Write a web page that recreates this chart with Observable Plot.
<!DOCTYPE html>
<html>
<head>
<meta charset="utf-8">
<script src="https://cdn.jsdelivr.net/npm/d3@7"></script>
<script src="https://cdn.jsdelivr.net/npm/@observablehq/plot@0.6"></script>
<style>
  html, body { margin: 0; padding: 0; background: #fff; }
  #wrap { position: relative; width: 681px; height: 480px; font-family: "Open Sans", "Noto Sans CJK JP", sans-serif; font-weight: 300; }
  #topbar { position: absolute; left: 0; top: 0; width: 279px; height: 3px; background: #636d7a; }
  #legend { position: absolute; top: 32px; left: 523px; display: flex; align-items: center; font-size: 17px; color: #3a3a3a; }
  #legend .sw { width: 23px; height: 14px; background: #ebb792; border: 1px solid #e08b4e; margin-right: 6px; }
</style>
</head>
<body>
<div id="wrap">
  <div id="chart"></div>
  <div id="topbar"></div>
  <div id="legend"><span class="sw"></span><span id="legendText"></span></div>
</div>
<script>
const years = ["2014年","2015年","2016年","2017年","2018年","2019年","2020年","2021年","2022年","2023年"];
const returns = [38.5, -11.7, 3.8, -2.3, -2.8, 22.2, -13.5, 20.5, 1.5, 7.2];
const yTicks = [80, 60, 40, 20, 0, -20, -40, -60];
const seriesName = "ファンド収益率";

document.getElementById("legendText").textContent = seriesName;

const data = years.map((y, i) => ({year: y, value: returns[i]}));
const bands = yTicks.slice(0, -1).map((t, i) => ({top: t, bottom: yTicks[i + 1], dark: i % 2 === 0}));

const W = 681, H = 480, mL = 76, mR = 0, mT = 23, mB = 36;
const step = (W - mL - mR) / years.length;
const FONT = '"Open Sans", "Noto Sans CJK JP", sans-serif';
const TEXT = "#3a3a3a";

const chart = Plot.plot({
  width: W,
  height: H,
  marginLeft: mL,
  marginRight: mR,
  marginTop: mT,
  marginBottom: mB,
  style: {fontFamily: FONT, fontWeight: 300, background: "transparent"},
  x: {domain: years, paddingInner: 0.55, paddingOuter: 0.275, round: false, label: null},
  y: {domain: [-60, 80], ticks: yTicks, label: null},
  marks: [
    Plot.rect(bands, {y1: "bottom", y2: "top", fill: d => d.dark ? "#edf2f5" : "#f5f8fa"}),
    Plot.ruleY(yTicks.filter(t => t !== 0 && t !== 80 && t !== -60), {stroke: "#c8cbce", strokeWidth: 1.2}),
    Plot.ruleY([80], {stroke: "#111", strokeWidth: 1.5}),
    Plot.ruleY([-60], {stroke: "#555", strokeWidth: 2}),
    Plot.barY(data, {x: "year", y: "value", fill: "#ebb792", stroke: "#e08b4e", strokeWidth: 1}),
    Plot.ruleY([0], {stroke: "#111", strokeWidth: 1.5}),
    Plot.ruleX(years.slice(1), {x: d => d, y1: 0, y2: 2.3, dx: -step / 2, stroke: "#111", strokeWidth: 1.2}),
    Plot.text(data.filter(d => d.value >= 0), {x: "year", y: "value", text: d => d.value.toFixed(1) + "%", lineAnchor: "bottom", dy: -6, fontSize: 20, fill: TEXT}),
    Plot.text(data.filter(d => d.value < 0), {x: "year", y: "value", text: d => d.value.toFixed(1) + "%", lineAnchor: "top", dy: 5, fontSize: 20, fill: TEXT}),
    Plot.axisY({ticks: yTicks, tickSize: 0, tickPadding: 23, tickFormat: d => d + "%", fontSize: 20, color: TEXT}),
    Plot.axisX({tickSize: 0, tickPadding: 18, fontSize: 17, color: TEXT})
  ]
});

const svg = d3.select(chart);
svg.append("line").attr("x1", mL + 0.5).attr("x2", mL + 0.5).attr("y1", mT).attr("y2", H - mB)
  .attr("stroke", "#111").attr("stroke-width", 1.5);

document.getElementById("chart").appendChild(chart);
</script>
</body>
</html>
______________________________
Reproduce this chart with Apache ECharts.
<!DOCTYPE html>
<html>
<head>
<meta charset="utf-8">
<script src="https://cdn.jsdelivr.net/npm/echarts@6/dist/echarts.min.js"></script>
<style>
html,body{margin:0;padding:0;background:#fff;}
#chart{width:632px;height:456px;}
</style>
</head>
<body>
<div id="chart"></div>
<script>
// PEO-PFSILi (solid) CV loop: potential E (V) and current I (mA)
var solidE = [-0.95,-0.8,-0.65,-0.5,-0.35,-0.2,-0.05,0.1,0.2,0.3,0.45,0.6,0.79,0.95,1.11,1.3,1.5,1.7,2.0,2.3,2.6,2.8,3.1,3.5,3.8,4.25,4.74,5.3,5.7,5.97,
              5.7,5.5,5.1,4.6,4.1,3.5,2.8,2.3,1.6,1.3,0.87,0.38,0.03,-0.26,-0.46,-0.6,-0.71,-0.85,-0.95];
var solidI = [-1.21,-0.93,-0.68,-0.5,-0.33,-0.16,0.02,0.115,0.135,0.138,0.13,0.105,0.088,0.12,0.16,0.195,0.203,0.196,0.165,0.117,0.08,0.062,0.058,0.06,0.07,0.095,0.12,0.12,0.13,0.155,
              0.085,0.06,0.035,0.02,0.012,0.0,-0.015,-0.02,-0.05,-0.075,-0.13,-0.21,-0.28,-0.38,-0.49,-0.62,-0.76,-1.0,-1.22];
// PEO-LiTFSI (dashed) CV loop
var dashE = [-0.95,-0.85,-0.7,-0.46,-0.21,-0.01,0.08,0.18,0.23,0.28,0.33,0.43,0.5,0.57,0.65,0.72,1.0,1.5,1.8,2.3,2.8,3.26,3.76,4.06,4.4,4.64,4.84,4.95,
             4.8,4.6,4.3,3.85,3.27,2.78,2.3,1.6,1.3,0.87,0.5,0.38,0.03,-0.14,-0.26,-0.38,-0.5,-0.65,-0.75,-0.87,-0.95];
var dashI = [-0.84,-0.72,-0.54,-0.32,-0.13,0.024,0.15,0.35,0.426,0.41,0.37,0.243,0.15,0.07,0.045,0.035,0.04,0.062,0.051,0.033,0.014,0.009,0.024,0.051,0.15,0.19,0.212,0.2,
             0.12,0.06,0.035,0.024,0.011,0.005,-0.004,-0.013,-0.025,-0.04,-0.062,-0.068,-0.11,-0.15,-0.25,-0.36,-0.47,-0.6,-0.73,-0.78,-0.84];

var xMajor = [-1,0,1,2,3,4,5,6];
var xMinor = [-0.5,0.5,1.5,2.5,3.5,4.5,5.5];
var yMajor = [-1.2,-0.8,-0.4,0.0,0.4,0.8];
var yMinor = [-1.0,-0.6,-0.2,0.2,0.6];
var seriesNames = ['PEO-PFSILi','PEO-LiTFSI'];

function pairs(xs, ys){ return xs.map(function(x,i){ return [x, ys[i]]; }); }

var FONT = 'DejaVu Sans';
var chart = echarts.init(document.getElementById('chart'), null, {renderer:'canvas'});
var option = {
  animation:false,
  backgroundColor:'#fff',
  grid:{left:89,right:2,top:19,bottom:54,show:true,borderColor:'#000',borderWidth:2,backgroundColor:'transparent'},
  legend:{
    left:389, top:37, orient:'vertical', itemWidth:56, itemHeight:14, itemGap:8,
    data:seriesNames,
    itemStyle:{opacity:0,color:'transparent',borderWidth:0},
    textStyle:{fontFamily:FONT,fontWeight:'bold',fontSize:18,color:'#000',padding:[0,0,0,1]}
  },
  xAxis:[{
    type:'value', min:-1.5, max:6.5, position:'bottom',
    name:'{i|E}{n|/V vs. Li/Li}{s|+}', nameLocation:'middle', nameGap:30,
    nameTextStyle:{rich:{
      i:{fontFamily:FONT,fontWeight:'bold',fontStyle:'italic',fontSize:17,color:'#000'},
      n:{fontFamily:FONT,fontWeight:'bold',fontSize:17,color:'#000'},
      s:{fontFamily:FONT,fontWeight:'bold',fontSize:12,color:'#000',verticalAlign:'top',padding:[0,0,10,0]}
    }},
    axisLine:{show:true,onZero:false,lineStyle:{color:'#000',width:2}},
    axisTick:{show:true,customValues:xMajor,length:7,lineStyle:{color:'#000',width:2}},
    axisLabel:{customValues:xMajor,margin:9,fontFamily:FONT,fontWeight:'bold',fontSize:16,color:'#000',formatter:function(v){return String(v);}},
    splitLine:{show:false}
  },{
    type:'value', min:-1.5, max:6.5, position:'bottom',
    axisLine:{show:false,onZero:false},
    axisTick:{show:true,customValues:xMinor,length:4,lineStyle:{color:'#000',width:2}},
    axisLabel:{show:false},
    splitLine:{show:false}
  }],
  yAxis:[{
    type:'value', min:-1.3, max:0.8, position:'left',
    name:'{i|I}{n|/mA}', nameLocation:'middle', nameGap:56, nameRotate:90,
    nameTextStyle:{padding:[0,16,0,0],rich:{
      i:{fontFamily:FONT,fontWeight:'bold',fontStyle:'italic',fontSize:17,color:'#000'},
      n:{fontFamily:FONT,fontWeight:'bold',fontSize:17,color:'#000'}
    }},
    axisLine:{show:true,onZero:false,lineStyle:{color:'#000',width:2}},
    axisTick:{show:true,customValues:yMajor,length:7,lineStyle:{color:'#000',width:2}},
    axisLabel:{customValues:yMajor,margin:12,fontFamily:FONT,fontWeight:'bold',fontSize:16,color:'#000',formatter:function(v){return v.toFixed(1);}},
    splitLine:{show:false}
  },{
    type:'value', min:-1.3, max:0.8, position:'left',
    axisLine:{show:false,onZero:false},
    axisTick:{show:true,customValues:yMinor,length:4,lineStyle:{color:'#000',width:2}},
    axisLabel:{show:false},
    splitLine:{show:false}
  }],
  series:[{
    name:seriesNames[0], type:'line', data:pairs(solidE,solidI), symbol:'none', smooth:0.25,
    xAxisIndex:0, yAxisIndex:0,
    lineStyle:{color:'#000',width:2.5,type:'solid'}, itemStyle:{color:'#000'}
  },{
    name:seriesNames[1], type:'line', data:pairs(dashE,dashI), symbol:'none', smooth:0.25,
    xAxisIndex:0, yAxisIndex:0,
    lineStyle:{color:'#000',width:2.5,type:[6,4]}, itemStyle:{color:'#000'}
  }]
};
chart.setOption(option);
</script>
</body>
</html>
______________________________
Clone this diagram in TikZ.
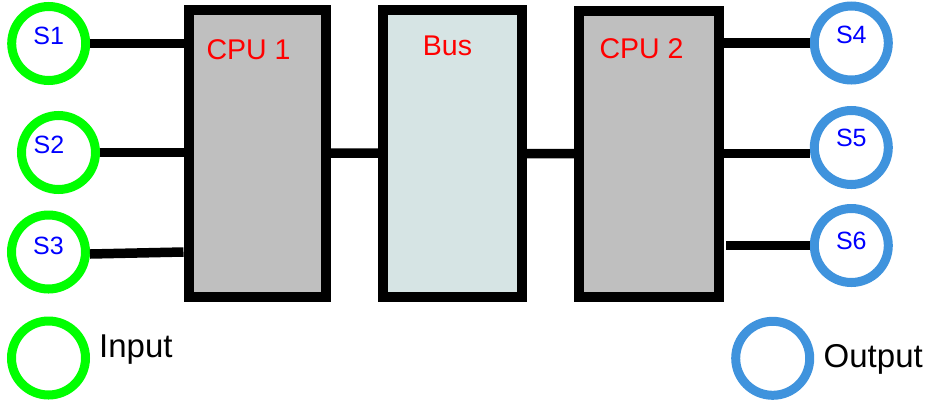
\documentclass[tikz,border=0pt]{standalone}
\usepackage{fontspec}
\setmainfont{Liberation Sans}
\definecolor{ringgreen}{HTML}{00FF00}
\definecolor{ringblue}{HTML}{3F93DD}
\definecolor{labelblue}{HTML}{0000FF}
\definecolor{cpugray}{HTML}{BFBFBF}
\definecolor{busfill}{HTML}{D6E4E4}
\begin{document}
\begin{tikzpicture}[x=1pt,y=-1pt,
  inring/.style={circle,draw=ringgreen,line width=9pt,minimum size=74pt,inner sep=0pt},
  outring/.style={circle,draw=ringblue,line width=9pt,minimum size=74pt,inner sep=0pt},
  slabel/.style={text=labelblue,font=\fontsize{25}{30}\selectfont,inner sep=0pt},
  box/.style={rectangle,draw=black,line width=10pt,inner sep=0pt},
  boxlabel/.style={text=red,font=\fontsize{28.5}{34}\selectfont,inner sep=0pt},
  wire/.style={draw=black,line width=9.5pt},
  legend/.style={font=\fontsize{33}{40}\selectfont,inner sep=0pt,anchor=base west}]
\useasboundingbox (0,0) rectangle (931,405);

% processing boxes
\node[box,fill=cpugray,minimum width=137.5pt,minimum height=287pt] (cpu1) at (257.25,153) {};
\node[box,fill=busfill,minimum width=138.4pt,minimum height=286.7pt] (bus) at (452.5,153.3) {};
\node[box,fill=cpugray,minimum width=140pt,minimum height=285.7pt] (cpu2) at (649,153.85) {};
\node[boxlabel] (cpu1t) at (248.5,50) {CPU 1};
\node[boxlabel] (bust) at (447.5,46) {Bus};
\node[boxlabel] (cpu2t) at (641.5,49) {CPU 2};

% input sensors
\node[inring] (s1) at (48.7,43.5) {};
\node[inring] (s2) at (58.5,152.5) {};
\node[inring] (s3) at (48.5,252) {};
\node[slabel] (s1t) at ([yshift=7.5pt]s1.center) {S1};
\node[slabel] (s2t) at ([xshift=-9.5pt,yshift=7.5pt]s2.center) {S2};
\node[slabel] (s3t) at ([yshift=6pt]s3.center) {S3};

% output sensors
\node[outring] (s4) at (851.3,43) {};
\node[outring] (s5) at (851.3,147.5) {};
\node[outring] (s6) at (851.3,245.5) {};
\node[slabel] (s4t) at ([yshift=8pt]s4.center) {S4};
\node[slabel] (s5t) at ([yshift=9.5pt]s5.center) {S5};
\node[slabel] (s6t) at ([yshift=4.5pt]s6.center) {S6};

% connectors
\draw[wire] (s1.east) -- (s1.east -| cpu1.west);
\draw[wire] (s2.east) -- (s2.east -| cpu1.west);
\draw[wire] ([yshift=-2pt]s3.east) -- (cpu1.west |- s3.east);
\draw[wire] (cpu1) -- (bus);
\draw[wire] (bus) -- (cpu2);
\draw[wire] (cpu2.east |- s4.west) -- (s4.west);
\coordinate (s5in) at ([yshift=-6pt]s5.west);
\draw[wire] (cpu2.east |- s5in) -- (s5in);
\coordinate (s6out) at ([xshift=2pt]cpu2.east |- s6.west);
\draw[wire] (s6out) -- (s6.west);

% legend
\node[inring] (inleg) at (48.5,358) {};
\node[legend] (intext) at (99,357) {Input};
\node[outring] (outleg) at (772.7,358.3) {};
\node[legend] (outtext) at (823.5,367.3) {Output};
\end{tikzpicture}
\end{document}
______________________________
◆ What is required ◆
Locate the word "this" in the records above, and return each line that has it.

◆ Result ◆
Write a web page that recreates this chart with Observable Plot.
Reproduce this chart with Apache ECharts.
Clone this diagram in TikZ.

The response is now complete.